The maintenance of social polymorphism is possible with assortative mating by social form, here illustrated with complete assortative mating in monogynous queens and partial assortative mating in polygynous queens. Here, MM queens only mate with M males $(m_M=1)$. (a) The range of assortative mating in polygynous colonies $(m_P)$ and the viability of monogynous queens $(V_{MM|MM\times M}^{\mathrm{female}})$ for which a stable social polymorphism persists when $V_{MP|ij\times k}^{\mathrm{female}}=1$ and $V_{PP|PP\times P}^{\mathrm{female}}=0.3$. Grey dots, both a social polymorphism and M-fixed equilibria are stable; red dots, only the social polymorphism is stable. (b) and (c) Stream plots for the parameter sets indicated in (a) ((b) at $x_1$, (c) at $x_2$). Open circles mark unstable equilibrium points, while ${\times }_1$ and ${\times }_2$ indicate stable internal equilibrium points. Other parameters: $V_{MM|MP\times M}^{\mathrm{female}}=V_{M|MP}^{\mathrm{male}}=0$ (maternal-effect killing) and otherwise $V_{a|ij}^{\mathrm{male}}=V_{ab|ij\times k}^{\mathrm{female}}=1$.

Figure 6.

Partial assortative mating by both social forms allows for the maintenance of social polymorphism. (a) The range of assortative mating by social form in monogynous colonies $(m_M)$ and the viability of monogynous queens $(V_{MM|MM\times M}^{\mathrm{female}})$ for which a social polymorphism persists.
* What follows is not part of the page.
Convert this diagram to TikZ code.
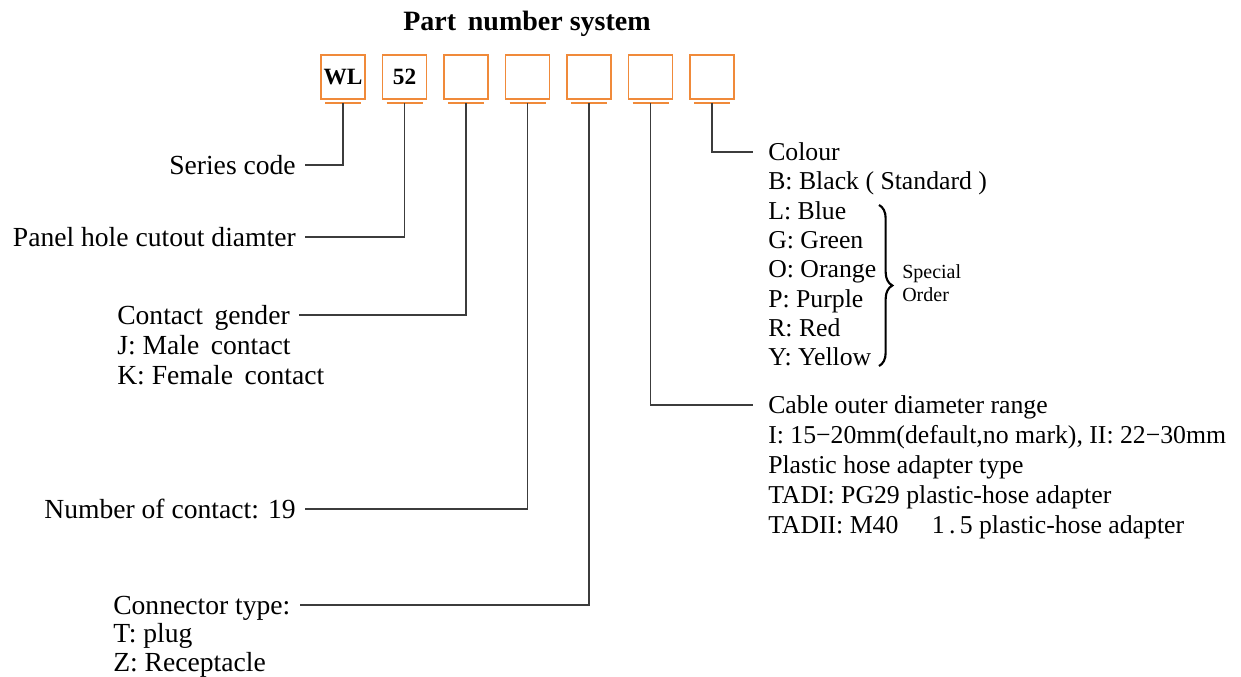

Above the dashed line corresponds to directional selection favouring the M haplotype in females, while below the dashed line, there is heterozygous advantage. Grey dots, both a social polymorphism and M-fixed equilibria are stable; red dots, only the social polymorphism is stable. (b) The stream plot for a parameter set (marked by an X in (a)) that permits a stable internal equilibrium denoted by an X in (b) $(m_M=0.54,\hspace{0.17em}{V}_{MM|MM\times M}^{\mathrm{female}}=0.52)$. Open circles mark unstable equilibrium points. Other parameters are as in figure 5 except $V_{MP|ij\times k}^{\mathrm{female}}=0.5,\hspace{0.17em}{V}_{PP|ij\times k}^{\mathrm{female}}=0.2$ and $m_P=0.5$.